The hair. While '80s and '90s fashion might be in right now, all you have to do is take a look around the trendiest cafes and bars to know the mullet is not. New MacGyver knows it too. Thank god.
He was always the kind of hero who used brains instead of bullets, and this hasn’t changed. You won’t find guns in his holster, just his trusty paperclips.
New MacGyver is better at fisticuffs. Old MacGyver tried, but often resorted to throwing sand in an opponent’s eyes, or tripping them over with nearby furniture. Which brings us to our next point…
Improvise! No MacGyver is a MacGyver if he doesn’t take seemingly useless stuff and use it to get himself out of at least five or six challenging situations per episode. From jamming the radio communications of a security firm with a handmade electromagnet, to setting off a fire alarm using tin foil – when it comes to improvisation, new MacGyver delivers.
No MacGyver can improvise if he doesn’t know his science. Thankfully new Mac has ‘12 first place science fair trophies, two years at MIT, and three years diffusing bombs for the military’ so, you know, he knows his chemistry, engineering, and the kinds of things you can do with soot, plaster dust, muriatic acid.
Spies work for agencies and new MacGyver continues to work for The Department of External Services, and the Phoenix Foundation. He also still works for a Thornton, only an attractive woman named Patricia, instead of a bald middle-aged guy named Pete.
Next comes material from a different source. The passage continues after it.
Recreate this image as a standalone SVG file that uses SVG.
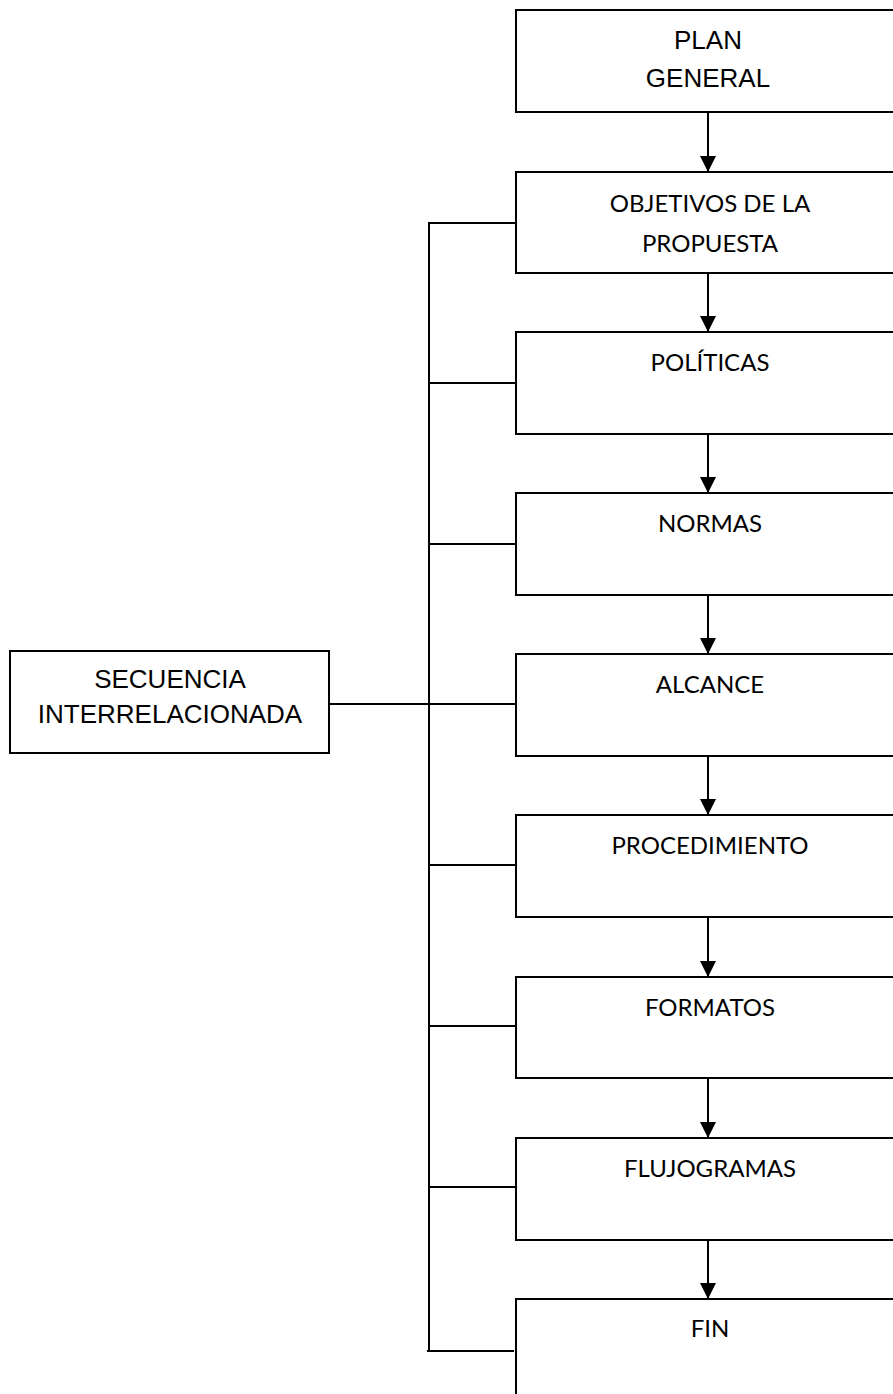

But where old MacGyver was a loner, new MacGyver works as part of an ensemble. Joining him on his missions are former CIA agent Jack Dalton (George Eads, CSI) and Riley Davis (Tristin Mays, Alias), a computer hacker.
He also faces personal challenges. Old MacGyver just saved the world with stuff he found in garbage bins; he never tried to save a relationship, or his own soul.
The technology has changed, and MacGyver with it. While old MacGyver once re-wired a car phone the size of a house brick, new MacGyver wears reading glasses that are actually a high-tech computer and knows his way around an Android.
Last but not least – all MacGyvers need a Swiss Army Knife.